Além do mais, o pessimismo português é coisa arreigada, que não cede a promessas políticas, sejam elas as mais desapegadas da demagogia eleitoralista. Quando o Eurobarómetro questionou 33 mil europeus sobre o desemprego, apenas 16 por cento dos nossos concidadãos responderam ter fé que o pior já lá vai. Na União Europeia, a média dos que acham que o futuro nos reserva menos desemprego é bem mais alta que em Portugal: 30 por cento. E, em consonância, na Zona Euro a média é de 29 por cento relativamente aos que acham que o pior já passou no mercado do trabalho.
A frase de Passos Coelho "que se lixem as eleições, o que interessa é Portugal" reunia os ingredientes para interpretações de todo o tipo.
A interpretação do tipo patriótico foi uma delas: afinal, o primeiro- -ministro teria proferido a frase no quadro de uma reunião partidária, querendo vincar que a militância e o trabalho político devem ser submetidos ao espírito de missão e serviço público.

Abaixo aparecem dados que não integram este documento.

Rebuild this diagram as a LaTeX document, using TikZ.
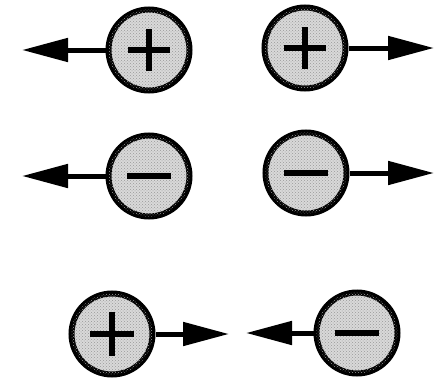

Logo veremos se a frase terá efeito no dia a dia das nomeações para os cargos e missões no aparelho de Estado e na administração pública.
Outra interpretação que surgiu entre os comentadores políticos foi a populista: afinal, o primeiro-ministro falava aos seus companheiros de partido, mas sabia que as televisões fariam ecoar o novo despojamento do PSD como um sinal de redenção política a bem da Nação.
O pessimismo desesperante dos nossos concidadãos, revelado pelo Eurobarómetro, talvez permita alguma reinterpretação da frase do nosso primeiro-ministro: afinal, Passos Coelho poderá ter já percorrido o suficiente da ação governativa para estar tão pessimista quanto os seus concidadãos sobre as possibilidades de regeneração das práticas partidárias que nos arrastaram até aqui. Até a este ponto em que estamos como São Tomé: ver para crer.